The success of phones and tablets appears to have made the desktop world afraid they were obsolete, so the trend since Snow Leopard and Windows 7 has been to make the desktop more like a phone or tablet. Windows 8 clearly went too far and provoked a revolt, so Microsoft improved things with Windows 10, but I think the Windows 7 UI is still better than Windows 10 in many ways.


I think that captures the why. Perhaps with a hope that a single UI between the two devices might be cheaper...

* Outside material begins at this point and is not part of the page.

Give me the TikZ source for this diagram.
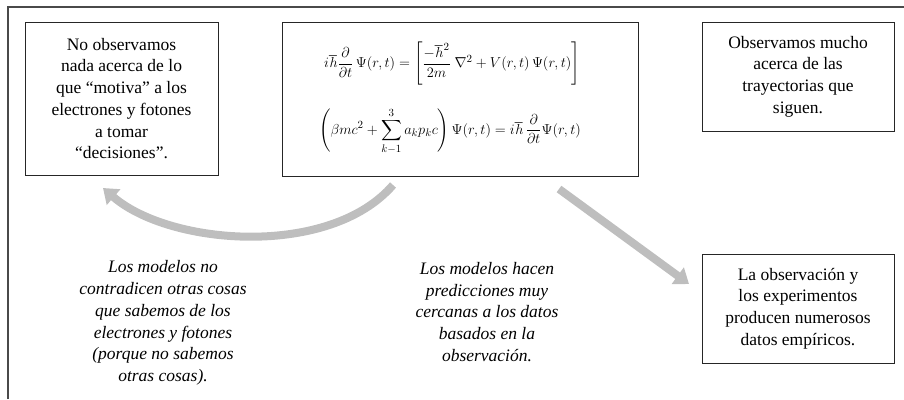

Windows 8 was a culture shock, but at least was clear in what it wanted to be. Personally I found it (and to a lesser extent the "mostly like a phone" UI of Win 10 and current MacOS) to be a mistake - I want a distinct and appropriate metaphor for a desktop rather than using it like a 27" tablet. People have dozens of apps and windows open, not one or two at a time.

Win 10, for me, is a mess. The whole flat thing went much, much too far, there's dozens of remnants of the Win 7 way of doing it in dialogues, settings, workflow etc. Win 7 is probably the nicest, and most coherent look Windows managed, but for workflow Win 2000 often had the edge! e.g. every version of Windows since 2000 has reduced the power of search, but made it increasingly obvious that it's there.


I am convinced if MS hadn't removed the start button but kept everything else as it was that Windows 8 would have been a success.

It was in the betas which I enjoyed using. But when it was removed it made the entire OS feel unusable to me. Whoever decided Windows Server 2012 should follow suit deserves just as much scorn.


Snow Leopard was also the last version that included Rosetta; after that many old apps became unusable.